Just find the derivative of sin(y)
Since derivative of sin(x) is cos(x)...
=>f'(g(x))=cos((x+3)^3)
If you meant to ask for d/dx[f(g(x))], you use the chain rule:
d/dx[f(g(x))]=f'(g(x))*g'(x)
We already know that f'(g(x))=cos((x+3)^3)
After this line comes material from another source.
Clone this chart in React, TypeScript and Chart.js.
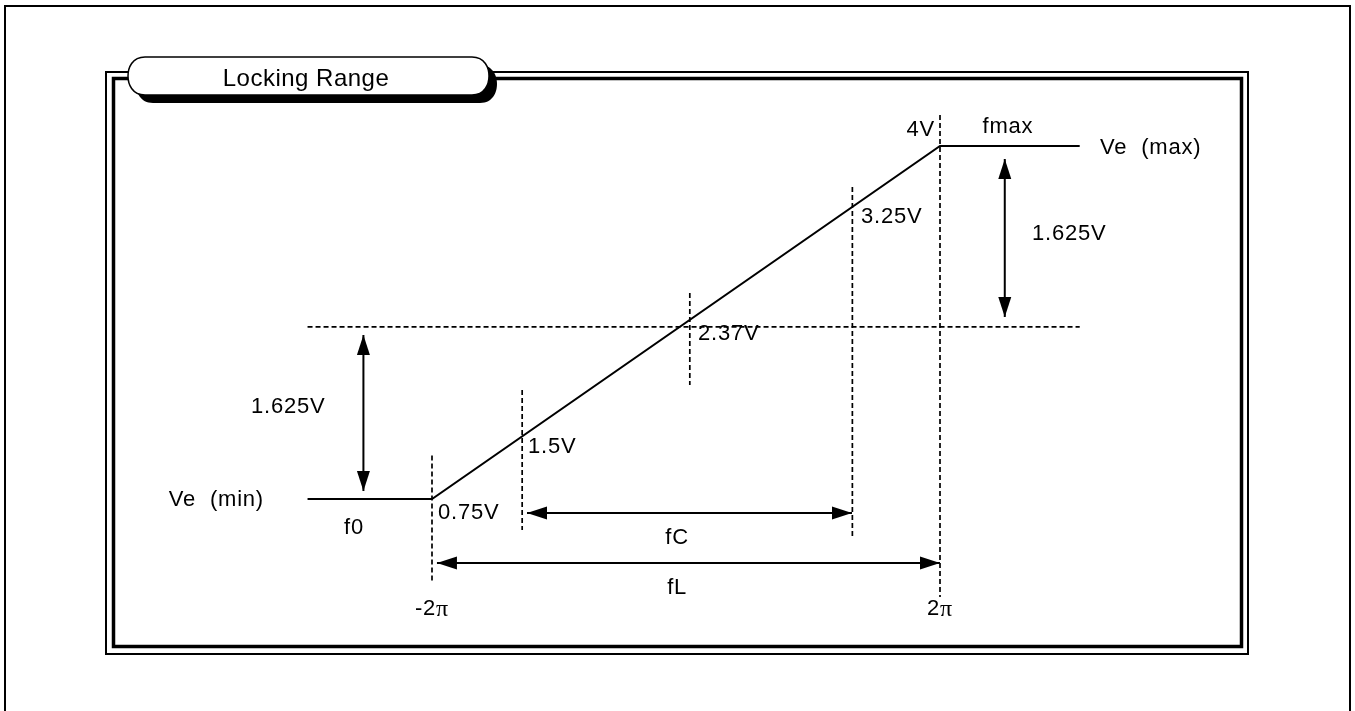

=>d/dx[f(g(x))]=cos((x+3)^3)*d/dx[(x+3)^3]
We use the power rule:
d/dx[x^n]=nx^(n-1) if n is a constant.
=>d/dx[f(g(x))]=cos((x+3)^3)*3(x+3)^(3-1)*d/dx[x^1+3x^0]
Note here that the chain rule is applied again.
=>d/dx[f(g(x))]=cos((x+3)^3)*3(x+3)^2*1*x^(1-1)+3*0*x^(0-1)
=>d/dx[f(g(x))]=cos((x+3)^3)*3(x+3)^2*1*1+0
=>d/dx[f(g(x))]=cos((x+3)^3)*3(x+3)^2
That is the entire derivative calculated.